Taiwan is banning eating cats and dogs, but many of its neighbours haven't

By Kristine Phillips

A Taiwanese man holds his dog during a gathering to demand establishment of a government department to protect dogs and cats. Photo / AP file
A Taiwanese man holds his dog during a gathering to demand establishment of a government department to protect dogs and cats. Photo / AP file

Taiwan has banned the sale and consumption of cat and dog meat, a departure from a controversial practice that is common among its Asian neighbours.

The island's legislature amended the Animal Protection Act, imposing steeper fines and lengthier punishments for acts related to animal cruelty.

These include a fine of about US$1600 to US$8000 for anyone caught selling or consuming cat and dog meat, or any other products that contain parts of the animals, according to Taiwan's Central News Agency. The Government will publicise the names and pictures of offenders.

Animal-cruelty acts are now punishable by up to two years in prison and a fine of about US$6500 to US$65,400, according to the Central News Agency. Previously, the maximum punishment was one year in prison and up to US$32,700 in fines.

The amendments to the Animal Protection Act, enacted in 1998, come at a time of heightened awareness about animal cruelty in the country. Taiwan's President, Tsai Ing Wen, adopted three retired guide dogs in October, the Central News Agency reported. She also has two cats.

Canine meat, however, is still widely consumed in many Asian countries, specifically China, South Korea, Laos, Vietnam, Cambodia, Thailand, the Philippines and northern India, according to Humane Society International. The practice also exists in parts of Africa and remote areas of Switzerland.

Perhaps the most controversial is China's dog-eating festival in the town of Yulin, where thousands of canines are slaughtered annually. The event has been bombarded with petitions and online campaigns in recent years.

In 2016, Chinese and international animal rights activists presented a petition with 11 million signatures to protest against the dog-meat festival. They say many of the dogs were either stolen or found astray, crammed in small cages and beaten to death in slaughterhouses.

China is thought to have killed more than 10 million of the roughly 30 million dogs slaughtered every year worldwide, according to Humane Society International. Four million cats are killed every year in the country.

In South Korea, where dogs are farmed for human consumption, about two million are kept in about 17,000 facilities, and many are killed by electrocution, according to the organisation.
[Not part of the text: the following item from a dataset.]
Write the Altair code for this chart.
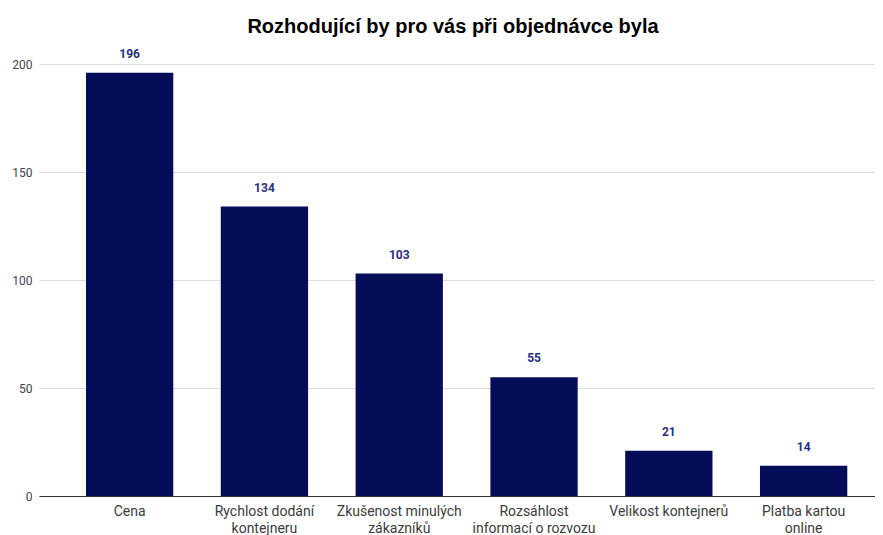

The country's law on the legality of the dog-meat trade remains ambiguous, according to the Animal Welfare Institute, and government efforts to put an end to it have been halfhearted.

Consuming dogs, however, has become increasingly controversial and frowned upon in Asia.

A growing number of Chinese, particularly in middle-class and urban areas, lean more towards owning the animals as pets.

More than 800 dogs also have been rescued from animal farms in South Korea, according to Humane Society International. The animals have been flown to shelters in the United States. Seven dog-meat farms have been shut down.

Humane Society International said it has provided money and counselling to farmers who have gotten out of the dog-meat industry.

In 2013, Vietnam, Cambodia, Thailand and Laos struck a deal to stop the trafficking of dogs for their meat, according to Time magazine.

In the Philippines, Agriculture Secretary Proceso Alcala has called for the eradication of the country's thriving dog-meat industry. Alcala signed a directive in January 2016 outlining a campaign to end dog-meat trade by 2020. Part of the plan is to increase public awareness about the health hazards of eating canine meat and focus the government crackdown on areas where the practice remains rampant.


Killing and selling dogs for meat has been banned in the capital, Manila, for more than 30 years. A nationwide ban was enacted in 1998. The Anti-Rabies Act, passed in 2007, imposes more penalties and punishments for trading dogs for meat. But Alcala acknowledged that officials have fallen short in enforcing those laws.

"While the public may be aware of the prohibition on the trade of dogs for their meat and the underlying and accompanying atrocity involved in the treatment and handling of dogs, the magnitude of effects on the menace of eating of dog meat considering its health hazards has been downplayed, if not ignored," according to the directive.

In a statement praising the Taiwanese legislature's recent action, Humane Society International said the changes to the law should send a message to mainland China and other countries where consuming dog meat remains legal.

"Taiwan's legislature has taken a monumental step in ending the dog-meat trade," the organisation said. "Most people in Asian countries do not eat dog and cat, and most find the cruel and often crime-fuelled trade appalling."

The practice is limited but does exist in the United States, according to Humane Society International. But legislation introduced last month, the Dog and Cat Meat Trade Prohibition Act, would ban the killing and selling of cats and dogs for human consumption in the country.